Day begins their story with Pieret bringing the statues to the Paris-Journal in August, after the Mona Lisa theft, then travels backwards to the beginning of the relationship with Apollinaire and Picasso. This narrative structure enables Day to show how what may seem, on the surface, to be an amusing newspaper story has, by the end, a tragic undertone, for both men were changed by their brush with the investigation. Day encourages readers to remain conscious that they may be reading crafted narratives, which may or may not be consistent with reality.
Although Day makes Duveen’s refusal to be involved understandable, he also emphasizes that Apollinaire and Picasso did not have what Duveen did, which is social acceptance and prestige. Apollinaire “was a melting pot of European nationalities in a single wool suit” (164). Picasso made “shocking and confrontational” art (167). Both were associated with anarchists, “people who wanted to overthrow [the] establishment” (173) and were not afraid to use violence to do so. Further, the government was aware that the artists were associated with them. They arrested Apollinaire, leaving Picasso so terrified that he denied knowing his dear friend, a decision that haunted him to the end of his days.
After showing the damage done to Picasso and Apollinaire, Day turns to cataloguing Leonardo’s movements at the end of his life. In the process, he underscores two important themes. First, Leonardo’s movement from Rome to France demonstrates how the actions of popes and kings impacted individuals and society. Leonardo brought the painting to France, and this critical difference between the Mona Lisa and other Italian paintings in the Louvre would be a crucial part of the resolution of the theft. Second, Leonardo’s apparent obsession with continuing to work on the painting stresses his enduring sense of wonder. The open question of whether the painting was ever finished may be a modern preoccupation that has nothing to do with Leonardo’s own relationship with the portrait: He may have seen it as another opportunity for experimentation and deepening his understanding of the relationship between art and the world.
Day contrasts this possible view with another anecdote about the mythologizing of the Mona Lisa, which had begun in the previous century in the work of French poet and critic Théophile Gautier, who projected his own ideals about women onto the portrait. Day emphasizes that Gautier could have done this with any painting of a woman but happened to pick the Mona Lisa. Since Gautier was influential, his interpretation of the portrait shaped others’ responses, notably British critic Walter Pater and Irish writer Oscar Wilde, which in turn created a wider narrative about the painting in popular culture.

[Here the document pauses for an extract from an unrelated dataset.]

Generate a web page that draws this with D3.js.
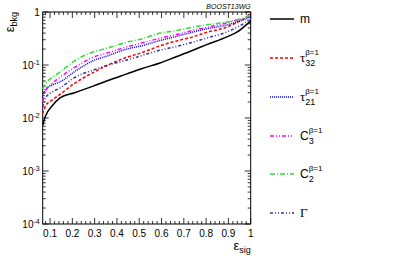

These narratives and interpretations of the painting held power and influence over how the painting was received, but they prevented the painting from actually being found. The only reason the thief was discovered and the painting returned was because the thief revealed himself to Alfredo Geri. Narrative again played a role: Perugia brought the painting back to Italy claiming to want to repatriate it. While his narrative was proven false, this has not prevented other conspiracies from taking hold, such as the false narrative created by Karl Decker. In this way, Day suggests that the Mona Lisa continues to inspire various narratives even to our own day.